Software Development Engineer
Current Employee
Has worked at Amazon for less than 1 year
March 8, 2011
Seattle, Washington
4.0
RecommendsApproves of CEO
Pros

Amazon is a very healthy, growing company. If one wants to work in the Amazon Web Services division, it is growing very rapidly and is a good resume experience-builder for younger developers.

Overall, I have had excellent cooperation from management in having a flexible schedule and support in managing difficult family matters.

While not as cutting-edge as Google in many respects, Amazon does tend to make use of recent technologies and moves along technically at a fair clip in most areas.

Cons

There is very, very poor support for growing developers technically – virtually no formal training available. If you don't pick up new skills by yourself, you will not be getting any assistance in acquiring them from the company.

It's a highly chaotic development environment with constantly shifting priorities and, from an engineering standpoint, very little formal process. Younger developers (whom Amazon courts heavily) do not get an adequate picture of what good software development practices are like and are very likely to have severe culture shock when they move on to companies with better development shops.

There is far too much emphasis and praise heaped upon the developers that engage in "heroic" efforts, while the people who perform consistently and steadily are virtually ignored. Also, it is very difficult to get a promotion at Amazon; the process for it is overly political.

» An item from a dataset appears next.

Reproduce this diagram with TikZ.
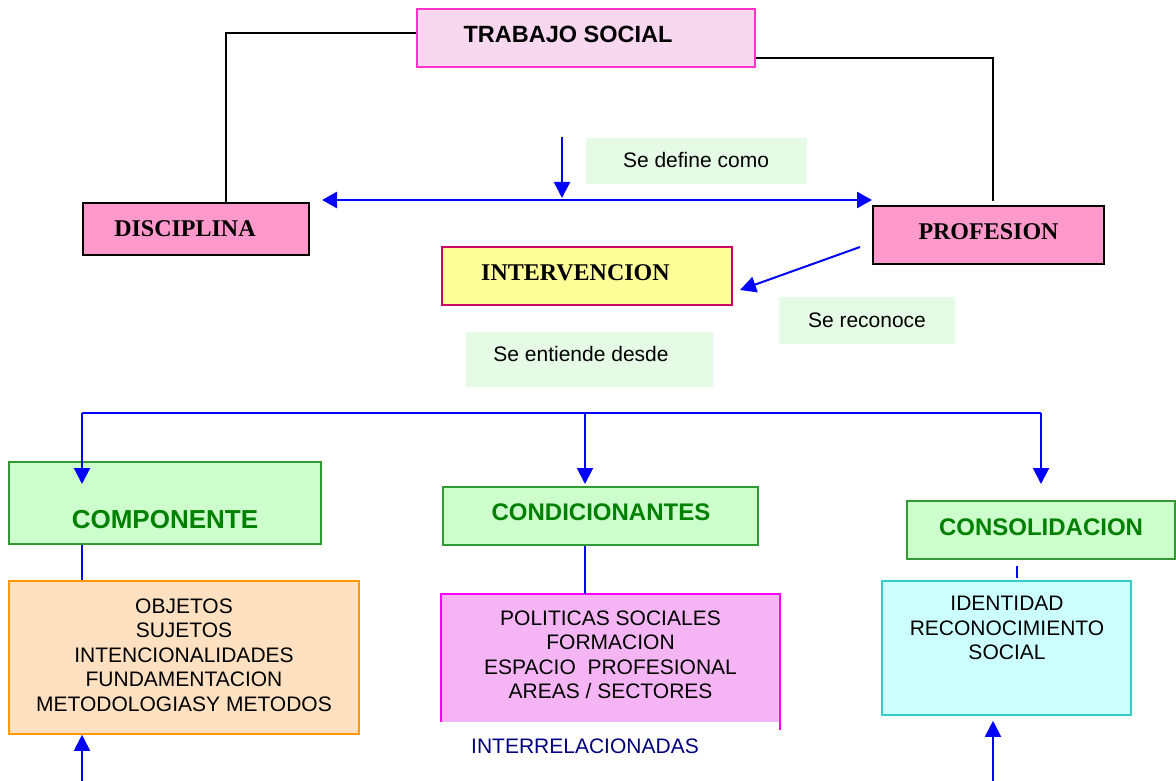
\documentclass[tikz,border=0pt]{standalone}
\usepackage{fontspec}
\setmainfont{Liberation Serif}
\setsansfont{Liberation Sans}
\usetikzlibrary{arrows.meta}
\definecolor{tsfill}{HTML}{F8D8EE}
\definecolor{tsborder}{HTML}{FF33CC}
\definecolor{discfill}{HTML}{FF99CC}
\definecolor{intfill}{HTML}{FFFF99}
\definecolor{intborder}{HTML}{CC0066}
\definecolor{lblgreen}{HTML}{E6FBE6}
\definecolor{headfill}{HTML}{CCFFCC}
\definecolor{headborder}{HTML}{339933}
\definecolor{headtext}{HTML}{008000}
\definecolor{objfill}{HTML}{FFE0C0}
\definecolor{objborder}{HTML}{FF9900}
\definecolor{polfill}{HTML}{F5B5F5}
\definecolor{polborder}{HTML}{FF00FF}
\definecolor{idfill}{HTML}{CCFFFF}
\definecolor{idborder}{HTML}{33CCCC}
\definecolor{navy}{HTML}{000080}
\definecolor{arrowblue}{HTML}{0000FF}
\tikzset{
  box/.style={rectangle, draw, line width=1.6pt, inner sep=0pt},
  lbl/.style={rectangle, fill=lblgreen, inner sep=0pt},
  serifhead/.style={inner sep=0pt, font=\rmfamily\bfseries\fontsize{24}{28}\selectfont},
  sanslbl/.style={inner sep=0pt, font=\sffamily\fontsize{21}{25}\selectfont},
  greenhead/.style={inner sep=0pt, text=headtext, font=\sffamily\bfseries\fontsize{24}{28}\selectfont},
  listtext/.style={inner sep=0pt, align=center, font=\sffamily\fontsize{21}{24.5}\selectfont},
  headbox/.style={box, draw=headborder, fill=headfill},
  kline/.style={draw=black, line width=2pt},
  bline/.style={draw=arrowblue, line width=2pt},
  barrow/.style={bline, -{Triangle[length=16pt,width=16pt]}},
}
\begin{document}
\begin{tikzpicture}[x=1pt,y=-1pt]
\useasboundingbox (0,0) rectangle (1176,781);

% top
\node[box, draw=tsborder, fill=tsfill, minimum width=338pt, minimum height=58pt] (ts) at (586,38) {};
\node[inner sep=0pt, font=\sffamily\bfseries\fontsize{23.5}{28}\selectfont] (tstext) at (568,34) {TRABAJO SOCIAL};

\node[box, draw=black, fill=discfill, minimum width=226pt, minimum height=52pt] (disc) at (196,229) {};
\node[serifhead] (disctext) at (185,229) {DISCIPLINA};

\node[box, draw=black, fill=discfill, minimum width=231pt, minimum height=58pt] (prof) at (988.5,235) {};
\node[serifhead] (proftext) at (988.5,232) {PROFESION};

\node[box, draw=intborder, fill=intfill, minimum width=290pt, minimum height=58pt] (int) at (587,276) {};
\node[serifhead] (inttext) at (575.5,273) {INTERVENCION};

\node[lbl, minimum width=221pt, minimum height=46pt] (ldef) at (696.5,161) {};
\node[sanslbl] (ldeftext) at (696,160) {Se define como};
\node[lbl, minimum width=176pt, minimum height=47pt] (lrec) at (867,320.5) {};
\node[sanslbl] (lrectext) at (867,320) {Se reconoce};
\node[lbl, minimum width=247pt, minimum height=55pt] (lent) at (589.5,359.5) {};
\node[sanslbl] (lenttext) at (581,354) {Se entiende desde};

% black connectors
\draw[kline] ([yshift=5pt]ts.west) -| ([xshift=30pt]disc.north);
\draw[kline] ([yshift=-20pt]ts.east) -| ([xshift=4.5pt,yshift=4pt]prof.north);

% blue arrows top
\coordinate (dL) at (322,200);
\coordinate (dR) at (872,200);
\draw[bline, line width=2.7pt, {Triangle[length=15pt,width=16pt]}-{Triangle[length=15pt,width=16pt]}] (dL) -- (dR);
\coordinate (dtop) at (562,137);
\coordinate (dbot) at (562,198);
\draw[barrow] (dtop) -- (dbot);
\coordinate (pstart) at (860,247);
\coordinate (ptip) at (740,290);
\draw[barrow] (pstart) -- (ptip);

% heads
\node[headbox, minimum width=312pt, minimum height=82pt] (comp) at (165,503) {};
\node[greenhead, font=\sffamily\bfseries\fontsize{26}{30}\selectfont] (comptext) at (165,520) {COMPONENTE};
\node[headbox, minimum width=315pt, minimum height=58pt] (cond) at (600.5,516) {};
\node[greenhead] (condtext) at (601,512) {CONDICIONANTES};
\node[headbox, minimum width=268pt, minimum height=58pt] (cons) at (1041,530) {};
\node[greenhead] (constext) at (1041,527) {CONSOLIDACION};

% tree
\coordinate (t1) at (82,413);
\coordinate (t2) at (585,413);
\coordinate (t3) at (1041,413);
\draw[bline] (t1) -- (t3);
\draw[barrow] (t1) -- (82,484);
\draw[barrow] (t2) -- (585,484);
\draw[barrow] (t3) -- (1041,484);

% lower boxes
\node[box, draw=objborder, fill=objfill, minimum width=350pt, minimum height=153pt] (obj) at (184,657.5) {};
\node[listtext] (objtext) at (184,655) {OBJETOS\\SUJETOS\\INTENCIONALIDADES\\FUNDAMENTACION\\METODOLOGIASY METODOS};

\node[rectangle, inner sep=0pt, fill=polfill, minimum width=339pt, minimum height=128pt] (pol) at (610.5,658) {};
\draw[draw=polborder, line width=1.6pt] (pol.south west) -- (pol.north west) -- (pol.north east) -- ([yshift=-8pt]pol.south east);
\node[listtext] (poltext) at (610.5,655) {POLITICAS SOCIALES\\FORMACION\\ESPACIO\ \ PROFESIONAL\\AREAS / SECTORES};

\node[box, draw=idborder, fill=idfill, minimum width=249pt, minimum height=134pt] (id) at (1006.5,648) {};
\node[listtext] (idtext) at (1007,628) {IDENTIDAD\\RECONOCIMIENTO\\SOCIAL};

\node[sanslbl, text=navy] (inter) at (585,746) {INTERRELACIONADAS};

% vertical connectors
\draw[bline] (comp.south -| t1) -- (obj.north -| t1);
\draw[bline] (cond.south -| t2) -- (pol.north -| t2);
\coordinate (c1) at (1017,566);
\coordinate (c2) at (1017,578);
\draw[bline] (c1) -- (c2);

% bottom arrows
\coordinate (b1) at (82,781);
\coordinate (b2) at (993,781);
\draw[barrow] (b1) -- (obj.south -| b1);
\draw[barrow] (b2) -- ([yshift=-5pt]id.south -| b2);
\end{tikzpicture}
\end{document}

The development tools and infrastructure at Amazon can be very cumbersome and frustrating to work with.

Amazon is really behind the curve in developing sustaining and operational teams for software and software services, placing an undue burden on developers and impacting their primary development work. Any developer should be aware that there will almost certainly be a frequent on-call obligation for them, in which they are chained to a pager 24x7 for a week. For many of the smaller groups, developers end up being on-call for one week in every four.

Advice to Management

Make the advancement and promotion process less political and more a matter of facts and evidence of competence. Place more value on consistent performers rather than on the "heroes."